Failure analysis

A detailed analysis of fracture surfaces is crucial to determine the failure mode of a material (brittle, ductile, fatigue, etc.). Scanning Electron Microscopy (SEM) allows for an in-depth examination of surface topography and the detection of critical defects such as cracks, inclusions, or porosity that contributed to the failure.

Corrosion is one of the leading causes of failure in metallic materials, occurring in various forms such as intergranular corrosion, pitting, or crevice corrosion. Electron microscopy and Energy Dispersive Spectroscopy (EDS) facilitate the examination of corrosion products and help determine the specific cause of deterioration, aiding in future damage prevention.
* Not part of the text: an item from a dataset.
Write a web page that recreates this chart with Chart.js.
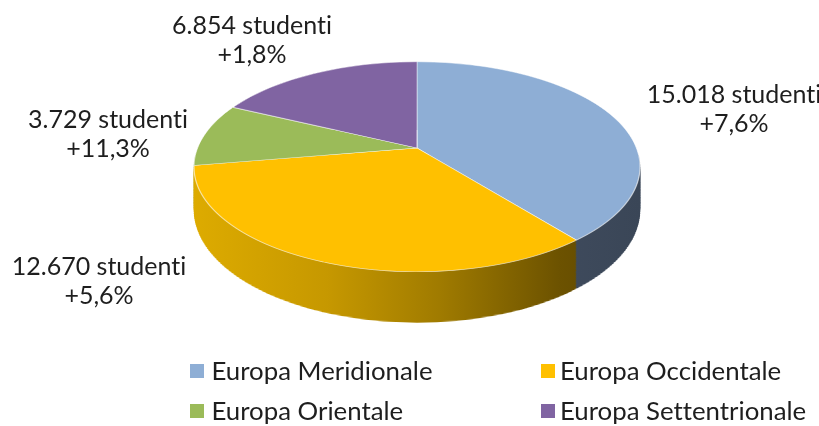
<!DOCTYPE html>
<html><head><meta charset="utf-8">
<script src="https://cdn.jsdelivr.net/npm/chart.js@4"></script>
<style>
html,body{margin:0;padding:0;background:#fff;width:819px;height:426px;overflow:hidden;}
#wrap{position:relative;width:819px;height:426px;}
canvas{position:absolute;left:0;top:0;}
.dl,.lg{font-family:Lato,"Open Sans",sans-serif;font-weight:400;color:#1e1e1e;white-space:nowrap;
  font-variant-ligatures:none;font-feature-settings:"liga" 0,"clig" 0;}
.dl{position:absolute;width:260px;text-align:center;font-size:25px;line-height:29px;}
.lg{position:absolute;font-size:25.8px;line-height:26px;}
.sw{position:absolute;width:14px;height:14px;}
</style></head>
<body><div id="wrap"><canvas id="c" width="819" height="426"></canvas></div>
<script>
// ---- data ----
const categories = ['Europa Meridionale', 'Europa Occidentale', 'Europa Orientale', 'Europa Settentrionale'];
const students = [15018, 12670, 3729, 6854];
const growth = ['+7,6%', '+5,6%', '+11,3%', '+1,8%'];

// ---- styles / layout (kept apart from data) ----
const topColors = ['#8EAED5', '#FFC000', '#9BBB59', '#8064A2'];
const P = { cx: 417, cy: 166.7, rx: 223, ry: 105, apexY: 148, depth0: 42.6 };
const labelAnchor = [ {x: 734, y: 79}, {x: 99, y: 251}, {x: 108, y: 104}, {x: 252, y: 10} ];
const legendCells = [
  {sx: 190, tx: 211.5, y: 357}, {sx: 541, tx: 560, y: 357},
  {sx: 190, tx: 211.5, y: 397}, {sx: 541, tx: 560, y: 397}
];

function fmt(n){ return n.toLocaleString('de-DE'); }

// perspective tilt: projective map of the unit disc onto the screen ellipse
const TT = Math.atanh((P.apexY - P.cy) / P.ry);
const CH = Math.cosh(TT), SH = Math.sinh(TT);
const vOfY = Y => (Y * CH - SH) / (CH - Y * SH);
const kOf = v => 1 / (SH * v + CH);

function stripXform(y0, y1, cx, cy, r, shift) {
  const Ym = ((y0 + y1) / 2 - P.cy) / P.ry;
  const vm = vOfY(Ym);
  const k = kOf(vm);
  const a = P.rx * k / r, d = P.ry * k * k / r;
  const e = P.cx - a * cx;
  const f = P.cy + P.ry * (Ym - k * k * vm) - d * cy + shift * P.depth0 * k;
  return { a, d, e, f, k };
}

function sideFill(ctx, i, m) {
  const ux = X => (X - m.e) / m.a;
  if (i === 1) {
    const g = ctx.createLinearGradient(ux(P.cx - P.rx), 0, ux(P.cx + P.rx), 0);
    g.addColorStop(0, '#DDAB00');
    g.addColorStop(0.3, '#C69800');
    g.addColorStop(0.55, '#A07B00');
    g.addColorStop(0.82, '#6C5200');
    g.addColorStop(1, '#5A4400');
    return g;
  }
  if (i === 0) {
    const g = ctx.createLinearGradient(ux(P.cx + 150), 0, ux(P.cx + P.rx), 0);
    g.addColorStop(0, '#3E4A5C');
    g.addColorStop(1, '#3A4657');
    return g;
  }
  return ['', '', '#7A9842', '#55416F'][i];
}

const pie3d = {
  id: 'pie3d',
  beforeDatasetsDraw(chart) {
    const meta = chart.getDatasetMeta(0);
    const p = meta.data[0].getProps(['x', 'y', 'outerRadius'], true);
    const cx = p.x, cy = p.y, r = p.outerRadius;
    const ctx = chart.ctx;
    const W = chart.width;
    const yTop = Math.floor(P.cy - P.ry) - 1, yBot = Math.ceil(P.cy + P.ry) + 1;
    // side wall: stacked copies of the lower half, deepest first
    const N = 60;
    for (let j = N; j >= 1; j--) {
      const s = j / N;
      for (let y = Math.floor(P.cy - 12); y < yBot; y += 2) {
        const m = stripXform(y, y + 2, cx, cy, r, s);
        const sh = s * P.depth0 * m.k;
        ctx.save();
        ctx.beginPath(); ctx.rect(0, y + sh, W, 2); ctx.clip();
        ctx.transform(m.a, 0, 0, m.d, m.e, m.f);
        meta.data.forEach((a, i) => {
          const o = a.options;
          const bg = o.backgroundColor, bw = o.borderWidth;
          o.backgroundColor = sideFill(ctx, i, m);
          o.borderWidth = 0;
          a.draw(ctx);
          o.backgroundColor = bg; o.borderWidth = bw;
        });
        ctx.restore();
      }
    }
    // top face
    for (let y = yTop; y < yBot; y++) {
      const m = stripXform(y, y + 1, cx, cy, r, 0);
      ctx.save();
      ctx.beginPath(); ctx.rect(0, y, W, 1); ctx.clip();
      ctx.transform(m.a, 0, 0, m.d, m.e, m.f);
      meta.data.forEach(a => a.draw(ctx));
      ctx.restore();
    }
    return false;
  }
};

new Chart(document.getElementById('c'), {
  type: 'pie',
  data: {
    labels: categories,
    datasets: [{
      data: students,
      backgroundColor: topColors,
      borderColor: 'rgba(255,255,255,0.7)',
      borderWidth: 1
    }]
  },
  options: {
    responsive: false,
    devicePixelRatio: 1,
    animation: false,
    rotation: 0,
    plugins: { legend: { display: false }, tooltip: { enabled: false } }
  },
  plugins: [pie3d]
});

// data labels (real text)
const wrap = document.getElementById('wrap');
students.forEach((v, i) => {
  const d = document.createElement('div');
  d.className = 'dl';
  d.style.left = (labelAnchor[i].x - 130) + 'px';
  d.style.top = labelAnchor[i].y + 'px';
  d.innerHTML = fmt(v) + ' studenti<br>' + growth[i];
  wrap.appendChild(d);
});
// legend
categories.forEach((c, i) => {
  const L = legendCells[i];
  const s = document.createElement('div');
  s.className = 'sw';
  s.style.left = L.sx + 'px';
  s.style.top = (L.y + 7) + 'px';
  s.style.background = topColors[i];
  wrap.appendChild(s);
  const t = document.createElement('div');
  t.className = 'lg';
  t.style.left = L.tx + 'px';
  t.style.top = L.y + 'px';
  t.textContent = c;
  wrap.appendChild(t);
});
</script>
</body></html>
Hydrogen embrittlement is a phenomenon that compromises the strength of metals, especially steel. SEM analysis helps identify cracks or structural damage caused by hydrogen absorption, improving the understanding of the mechanisms leading to strength and toughness loss.

Surface coatings such as chrome plating, nickel plating, and galvanization are commonly used to protect metals from corrosion and enhance aesthetics. Failure analysis helps diagnose coating issues such as adhesion defects, internal stresses, or premature wear, which may compromise the material’s protection.

Fracture analysis is essential for identifying the root causes of component failure. SEM examination of fracture surfaces provides insight into the fracture mechanism (e.g., fatigue or overload failure) and determines whether the issue stems from design flaws, material defects, or operational conditions.

Defects in manufacturing processes, such as non-metallic inclusions, porosity, residual stresses, or molding defects, can lead to component failure. SEM analysis identifies these defects and assesses their role in material failure, optimizing production processes accordingly.

The presence of organic residues on materials or component surfaces can indicate contamination or material degradation. Techniques such as Fourier Transform Infrared Spectroscopy (FTIR) and Gas Chromatography-Mass Spectrometry (GC-MS) are used to detect chemical traces that may have contributed to failure or material degradation.

Welds are often susceptible to defects that can compromise the strength and reliability of a component. Failure analysis of welds, conducted via SEM, helps identify porosity, cracks, or fusion defects that may cause premature failure of the welded joint.